*Prompt:*
Skip the pictures, please, and write out exactly the lines from the opening of the data through the line containing "(vb) -- (rv) -- (rt);".

###

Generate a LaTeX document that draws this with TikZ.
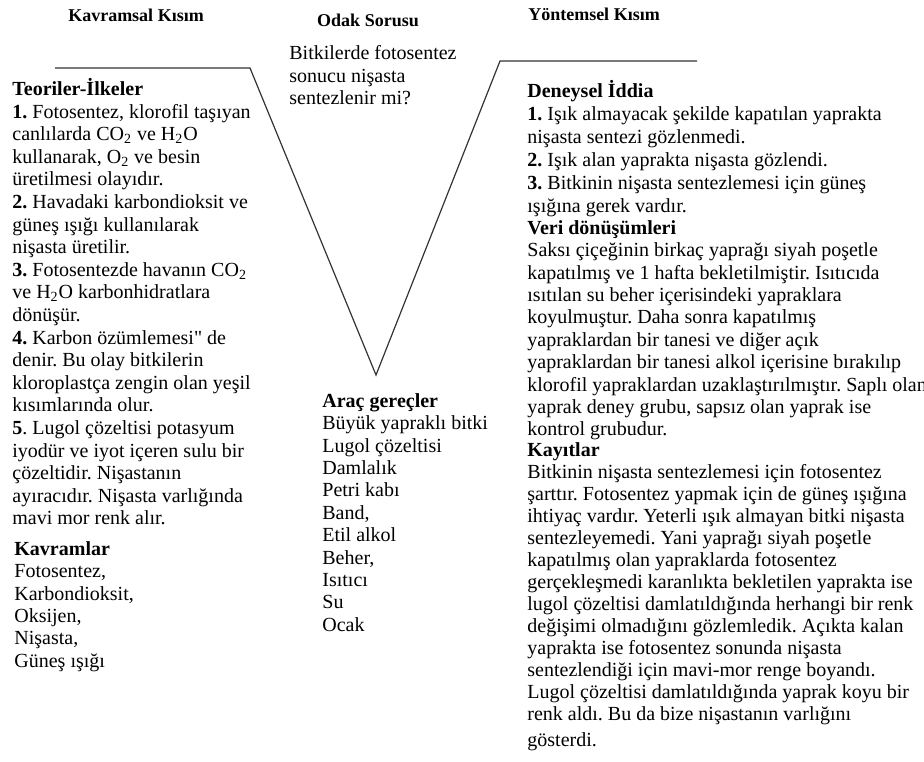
\documentclass[tikz,border=0pt]{standalone}
\usepackage{fontspec}
\setmainfont{Liberation Serif}
\usetikzlibrary{positioning}
\frenchspacing

\begin{document}
\begin{tikzpicture}[%
    x=0.5pt,
    y=-0.5pt,
    vline/.style={draw=black!80, line width=0.6pt},
    part/.style={font=\fontsize{9}{10}\selectfont\bfseries, inner sep=0pt},
    block/.style={font=\fontsize{10}{#1}\selectfont, align=left,
                  inner sep=0pt, anchor=north west,
                  execute at begin node={\rule{0pt}{9pt}}},
    block/.default=11.2,
  ]
    \useasboundingbox (0,0) rectangle (924,761);

    % the V
    \coordinate (lt) at (55,68);
    \coordinate (lv) at (250,68);
    \coordinate (vb) at (376,375);
    \coordinate (rv) at (500,61);
    \coordinate (rt) at (697,61);
    \draw[vline] (lt) -- (lv) -- (vb) -- (rv) -- (rt);

    % titles
    \node[part] (kavramsal) at (136,15) {Kavramsal Kısım};
    \node[part] (odak)      at (368,20) {Odak Sorusu};
    \node[part] (yontemsel) at (594,14) {Yöntemsel Kısım};

    % focus question
    \node[block=11.3] (soru) at (289,45) {Bitkilerde fotosentez\\
      sonucu nişasta\\ sentezlenir mi?};

    % left side
    \node[block=11.3] (teori) at (12,78) {\textbf{Teoriler-İlkeler}\\
      \textbf{1.} Fotosentez, klorofil taşıyan\\
      canlılarda CO\textsubscript{2} ve H\textsubscript{2}O\\
      kullanarak, O\textsubscript{2} ve besin\\
      üretilmesi olayıdır.\\
      \textbf{2.} Havadaki karbondioksit ve\\
      güneş ışığı kullanılarak\\
      nişasta üretilir.\\
      \textbf{3.} Fotosentezde havanın CO\textsubscript{2}\\
      ve H\textsubscript{2}O karbonhidratlara\\
      dönüşür.\\
      \textbf{4.} Karbon özümlemesi\textquotedbl{} de\\
      denir. Bu olay bitkilerin\\
      kloroplastça zengin olan yeşil\\
      kısımlarında olur.\\
      \textbf{5}. Lugol çözeltisi potasyum\\
      iyodür ve iyot içeren sulu bir\\
      çözeltidir. Nişastanın\\
      ayıracıdır. Nişasta varlığında\\
      mavi mor renk alır.};
    \node[block] (kavram) at (14,541) {\textbf{Kavramlar}\\
      Fotosentez,\\ Karbondioksit,\\ Oksijen,\\ Nişasta,\\ Güneş ışığı};

    % bottom of the V
    \node[block] (arac) at (322,393) {\textbf{Araç gereçler}\\
      Büyük yapraklı bitki\\ Lugol çözeltisi\\ Damlalık\\ Petri kabı\\
      Band,\\ Etil alkol\\ Beher,\\ Isıtıcı\\ Su\\ Ocak};

    % right side
    \node[block=11.5] (iddia) at (527,80) {\textbf{Deneysel İddia}\\
      \textbf{1.} Işık almayacak şekilde kapatılan yaprakta\\
      nişasta sentezi gözlenmedi.\\
      \textbf{2.} Işık alan yaprakta nişasta gözlendi.\\
      \textbf{3.} Bitkinin nişasta sentezlemesi için güneş\\
      ışığına gerek vardır.};
    \node[block] (veri) at (527,220) {\textbf{Veri dönüşümleri}\\
      Saksı çiçeğinin birkaç yaprağı siyah poşetle\\
      kapatılmış ve 1 hafta bekletilmiştir. Isıtıcıda\\
      ısıtılan su beher içerisindeki yapraklara\\
      koyulmuştur. Daha sonra kapatılmış\\
      yapraklardan bir tanesi ve diğer açık\\
      yapraklardan bir tanesi alkol içerisine bırakılıp\\
      klorofil yapraklardan uzaklaştırılmıştır. Saplı olan\\
      yaprak deney grubu, sapsız olan yaprak ise\\
      kontrol grubudur.};
    \node[block=11] (kayit) at (527,442) {\textbf{Kayıtlar}\\
      Bitkinin nişasta sentezlemesi için fotosentez\\
      şarttır. Fotosentez yapmak için de güneş ışığına\\
      ihtiyaç vardır. Yeterli ışık almayan bitki nişasta\\
      sentezleyemedi. Yani yaprağı siyah poşetle\\
      kapatılmış olan yapraklarda fotosentez\\
      gerçekleşmedi karanlıkta bekletilen yaprakta ise\\
      lugol çözeltisi damlatıldığında herhangi bir renk\\
      değişimi olmadığını gözlemledik. Açıkta kalan\\
      yaprakta ise fotosentez sonunda nişasta\\
      sentezlendiği için mavi-mor renge boyandı.\\
      Lugol çözeltisi damlatıldığında yaprak koyu bir\\
      renk aldı. Bu da bize nişastanın varlığını\\[2pt]
      gösterdi.};
  \end{tikzpicture}
\end{document}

###

*The solution:*
Generate a LaTeX document that draws this with TikZ.
\documentclass[tikz,border=0pt]{standalone}
\usepackage{fontspec}
\setmainfont{Liberation Serif}
\usetikzlibrary{positioning}
\frenchspacing

\begin{document}
\begin{tikzpicture}[%
    x=0.5pt,
    y=-0.5pt,
    vline/.style={draw=black!80, line width=0.6pt},
    part/.style={font=\fontsize{9}{10}\selectfont\bfseries, inner sep=0pt},
    block/.style={font=\fontsize{10}{#1}\selectfont, align=left,
                  inner sep=0pt, anchor=north west,
                  execute at begin node={\rule{0pt}{9pt}}},
    block/.default=11.2,
  ]
    \useasboundingbox (0,0) rectangle (924,761);

    % the V
    \coordinate (lt) at (55,68);
    \coordinate (lv) at (250,68);
    \coordinate (vb) at (376,375);
    \coordinate (rv) at (500,61);
    \coordinate (rt) at (697,61);
    \draw[vline] (lt) -- (lv) -- (vb) -- (rv) -- (rt);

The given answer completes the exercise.